Here, the claimant could not satisfy the first prong of the preliminary injunction test because he could not show a reasonable probability of success.  To secure maintenance and cure, a claimant must prove that he is a seaman, and that he sustained an injury in the employ of a vessel.  The claimant’s only factual offerings in Collick were his own declarations, whereas the employer provided production reports, daily time sheets, and a supervisor’s declaration that the claimant’s job duties indicated that he was not a seaman.  The Third Circuit concluded that the District Court erred in finding the claimant could demonstrate “eventual success” because of “the factually intensive nature of the doctrine of maintenance and cure and the abundance of contradictory facts on both sides of the record…”

Collick v. Weeks Marine, Inc., No. 09-4222, slip op. (3d Cir.

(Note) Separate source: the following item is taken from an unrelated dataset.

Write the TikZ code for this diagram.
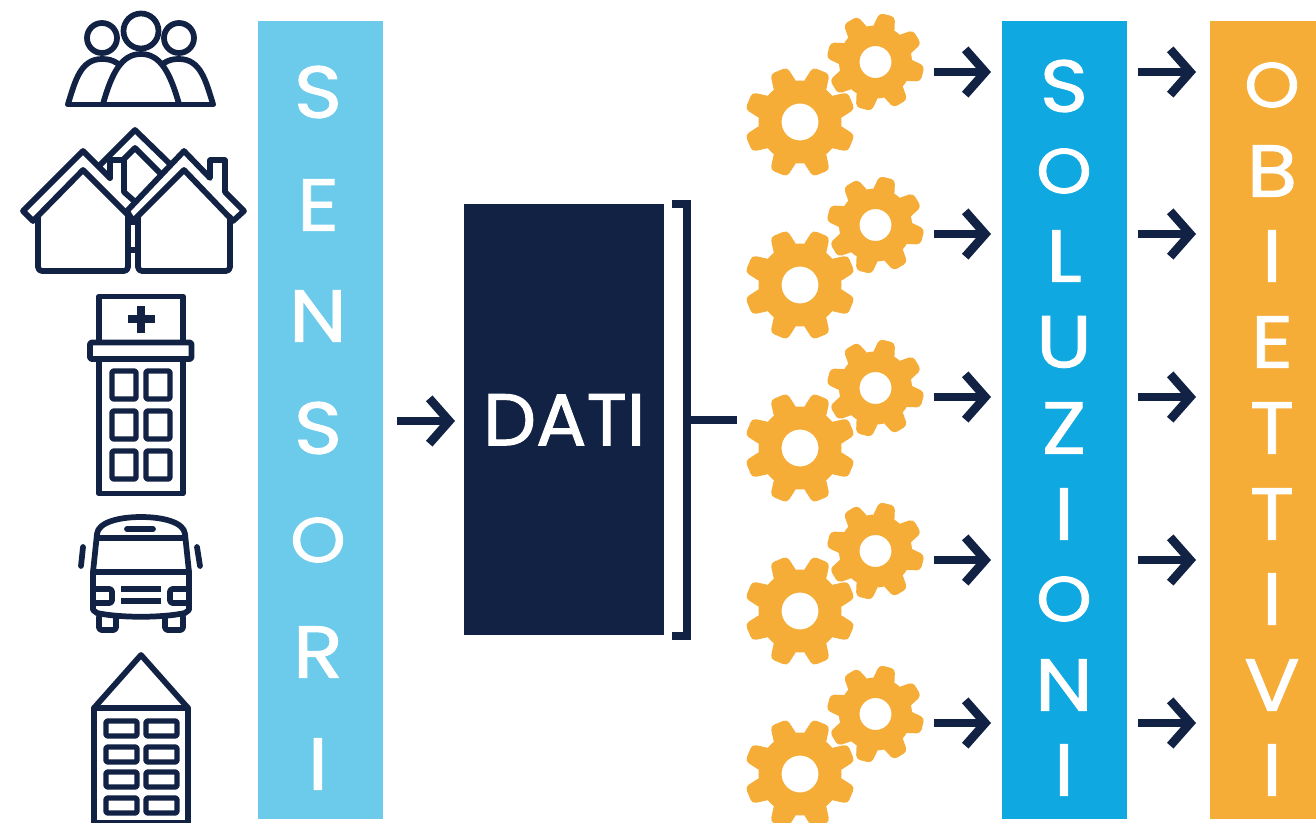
\documentclass[tikz,border=0pt]{standalone}
\usepackage{fontspec}
\setmainfont{Poppins}
\newfontfamily\lettfont{Poppins}[FakeStretch=1.12,FakeBold=1.3]
\newfontfamily\datifont{Poppins}[FakeStretch=1.02,FakeBold=1.3]
\usetikzlibrary{arrows.meta}
\definecolor{navy}{HTML}{112244}
\definecolor{skybar}{HTML}{6CCBEA}
\definecolor{bluebar}{HTML}{0FA8E0}
\definecolor{orangebar}{HTML}{F5AD38}
\newcommand{\roundO}{\scalebox{0.86}{O}}
\tikzset{
  icon/.style={draw=navy,line width=4.3pt,line join=round,line cap=round},
  iconthin/.style={draw=navy,line width=4.1pt,line join=round,rounded corners=1.5pt},
  bar/.style={draw=none,minimum width=93.75pt,minimum height=598.5pt,inner sep=0pt},
  letter/.style={text=white,font=\lettfont\fontsize{55}{55}\selectfont,inner sep=0pt},
  flow/.style={draw=navy,line width=6pt,-{Straight Barb[length=15pt,width=34pt,line width=6.5pt]}},
  bracketline/.style={draw=navy,line width=6pt,line join=miter},
  geartooth/.style={fill=orangebar,rounded corners=3pt},
  gearbody/.style={fill=orangebar,even odd rule}
}
% cx cy body-radius tip-radius rotation hole-radius base-halfwidth tip-halfwidth
\newcommand{\gearshape}[8]{%
  \begin{scope}[shift={(#1,#2)}]
  \fill[gearbody] (0,0) circle[radius=#3] (0,0) circle[radius=#6];
  \foreach \k in {0,...,7}{
    \begin{scope}[rotate=-#5-45*\k]
      \fill[geartooth] ({#3-5},{-#7-1.5}) -- ({#4},-#8) -- ({#4},#8) -- ({#3-5},{#7+1.5}) -- cycle;
    \end{scope}
  }
  \end{scope}}
\begin{document}
\begin{tikzpicture}[x=0.75pt,y=-0.75pt]
\clip (0,0) rectangle (1316,823);
\fill[white] (0,0) rectangle (1316,823);

% Bars
\node[bar,fill=skybar,anchor=north west] (sensori) at (258,21) {};
\node[bar,fill=bluebar,anchor=north west] (soluzioni) at (1002,21) {};
\node[bar,fill=orangebar,anchor=north west,minimum width=79.5pt] (obiettivi) at (1210,21) {};
\node[fill=navy,draw=none,minimum width=150pt,minimum height=323.25pt,inner sep=0pt,anchor=north west,text=white,font=\datifont\fontsize{55}{55}\selectfont] (dati) at (464,204) {DATI};

% Letters
\foreach \c/\y [count=\n] in {S/92,E/205,N/316,S/428,\roundO/540,R/652,I/764}
  \node[letter] (a\n) at (318,\y) {\c};
\foreach \c/\y [count=\n] in {S/86,\roundO/171,L/256,U/342,Z/428,I/514,\roundO/599,N/685,I/770}
  \node[letter] (b\n) at (1064,\y) {\c};
\foreach \c/\y [count=\n] in {\roundO/85,B/171,I/256,E/342,T/428,T/514,I/599,V/685,I/770}
  \node[letter] (c\n) at (1272,\y) {\c};

% Bracket
\coordinate (brtop) at (672,204);
\coordinate (brtopr) at (687,204);
\coordinate (brbot) at (672,636);
\coordinate (brbotr) at (687,636);
\coordinate (brmid) at (687,420);
\coordinate (brstub) at (737,420);
\draw[bracketline] (brtop) -- (brtopr) -- (brbotr) -- (brbot);
\draw[bracketline] (brmid) -- (brstub);

% Arrows
\coordinate (s1) at (397,421);
\coordinate (s2) at (455,421);
\draw[flow] (s1) -- (s2);
\foreach \y [count=\n] in {72,234,397,560,723}{
  \coordinate (g\n) at (934,\y);
  \coordinate (h\n) at (991,\y);
  \draw[flow] (g\n) -- (h\n);
  \coordinate (i\n) at (1138,\y);
  \coordinate (j\n) at (1196,\y);
  \draw[flow] (i\n) -- (j\n);
}

% Gears
\foreach \i in {0,...,4}{
  \pgfmathsetmacro{\yb}{122+163*\i}
  \pgfmathsetmacro{\ys}{62+163*\i}
  \gearshape{800}{\yb}{41.5}{55.5}{22.5}{18.5}{11}{9}
  \gearshape{875.5}{\ys}{36.5}{48.5}{14}{16}{10}{8}
}

% People
\draw[icon] (141,31) circle[radius=17.5];
\draw[icon] (102,38) circle[radius=15];
\draw[icon] (179,38) circle[radius=15];
\draw[icon] (68,104.5) -- (213,104.5);
\draw[icon] (103,104) .. controls (112,72) and (122,54) .. (141,54) .. controls (160,54) and (170,72) .. (179,104);
\draw[icon] (68,104) .. controls (75,82) and (80,59) .. (102,59) .. controls (108,59) and (112,60) .. (117,63);
\draw[icon] (213,104) .. controls (206,82) and (201,59) .. (179,59) .. controls (173,59) and (169,60) .. (164,63);

% Houses
\draw[icon] (100,165) -- (135,130) -- (170,164);
\draw[icon] (110,160) -- (123,160) -- (135,148) -- (160,173);
\draw[icon] (124,160) -- (124,192) -- (133,200);
\draw[icon] (129,250) -- (137,250);
\draw[icon] (129,222) -- (137,222);
\draw[icon] (110,178) -- (83,151) -- (23,211) -- (33,221) -- (83,170) -- (133,220);
\draw[icon] (110,178) -- (110,160);
\draw[icon] (38,217) -- (38,266) [rounded corners=3pt] -- (38,271) -- (128,271) -- (128,217);
\draw[icon] (184,170) -- (133,221) -- (127,211) -- (184,151) -- (210,178) -- (210,160) -- (225,160) -- (225,192) -- (244,211) -- (233,221) -- (184,170);
\draw[icon,rounded corners=3pt] (138,217) -- (138,271) -- (230,271) -- (230,217);

% Hospital
\draw[icon] (99,342) -- (99,296.5) -- (183,296.5) -- (183,342);
\draw[navy,line width=6pt] (141,306) -- (141,333) (127.5,319.5) -- (154.5,319.5);
\draw[icon,rounded corners=1pt] (90,342.5) rectangle (191.5,359);
\draw[icon] (99,360) -- (99,493.5) -- (183,493.5) -- (183,360);
\foreach \wx in {112,146}
  \foreach \wy in {371,411,451}
    \draw[iconthin] (\wx,\wy) rectangle ++(24,28);

% Bus
\draw[icon] (97,534) .. controls (98,522) and (120,517) .. (141,517) .. controls (162,517) and (184,522) .. (185,534);
\draw[icon] (97,534) -- (93,572) -- (93,610) -- (97,613) .. controls (120,618) and (162,618) .. (185,613) -- (189,610) -- (189,572) -- (185,534);
\draw[icon] (97,538) -- (185,538);
\draw[icon] (93,572) -- (189,572);
\draw[icon] (127,529) -- (153,529);
\draw[icon] (83,547) -- (81,566);
\draw[icon] (197,547) -- (200,566);
\draw[navy,line width=4.5pt] (121,589) -- (161,589) (121,601) -- (161,601);
\draw[icon,rounded corners=2pt] (94,589) -- (112,589) -- (112,603) -- (94,603);
\draw[icon,rounded corners=2pt] (188,589) -- (170,589) -- (170,603) -- (188,603);
\draw[icon,rounded corners=2pt] (99,617) -- (99,630) -- (116,630) -- (116,617);
\draw[icon,rounded corners=2pt] (165,617) -- (165,630) -- (183,630) -- (183,617);

% Apartment
\draw[icon] (94,708) -- (141,655) -- (188,708) -- cycle;
\draw[icon] (94,708) -- (94,823) -- (188,823) -- (188,708);
\foreach \wx in {106,146}
  \foreach \wy in {721,747,772,798}
    \draw[iconthin] (\wx,\wy) rectangle ++(31,15);
\end{tikzpicture}
\end{document}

Oct. 12, 2010).

Fifth Circuit Affirms Dismissal of Claims Against Dredging Companies

On October 14, 2010, the United States Court of Appeals for the Fifth Circuit affirmed the District Court’s dismissal of all claims asserted in a Limitation Suit against multiple dredging companies.  As stated by the Fifth Circuit in a published decision:

“We agree with the district court that the harm suffered by the Claimants was not a foreseeable consequence of the Limitation Petitioners’ allegedly negligent dredging operations.  Whereas in [In re Signal International LLC], the negligent barge-owner anticipated Hurricane Katrina’s approach and failed to secure the barges to withstand the expected storm surge, the Limitation Petitioners in this case had no knowledge of an immediate and pending natural disaster that would affect how they conducted their dredging operations.  Furthermore, it cannot be said that any dredger could have foreseen that performing its dredging activities negligently–as opposed to in conformity with the Corps of Engineers’ specifications–would probably result in the series of events culminating in the catastrophic damages that occurred during Hurricane Katrina.  No reasonable dredger could have anticipated that its negligence would make the difference between the levee systems holding or failing in the event of a hurricane.  The damages alleged here are ‘beyond the pale of general harm which reasonable might have been anticipated by negligent dredgers.'”

In re Katrina Canal, No. 08-30738 (5th Cir. Oct. 14, 2010) (published).

Disclosure: Mouledoux, Bland, Legrand & Brackett represented one of the Limitation Petitioners in this action.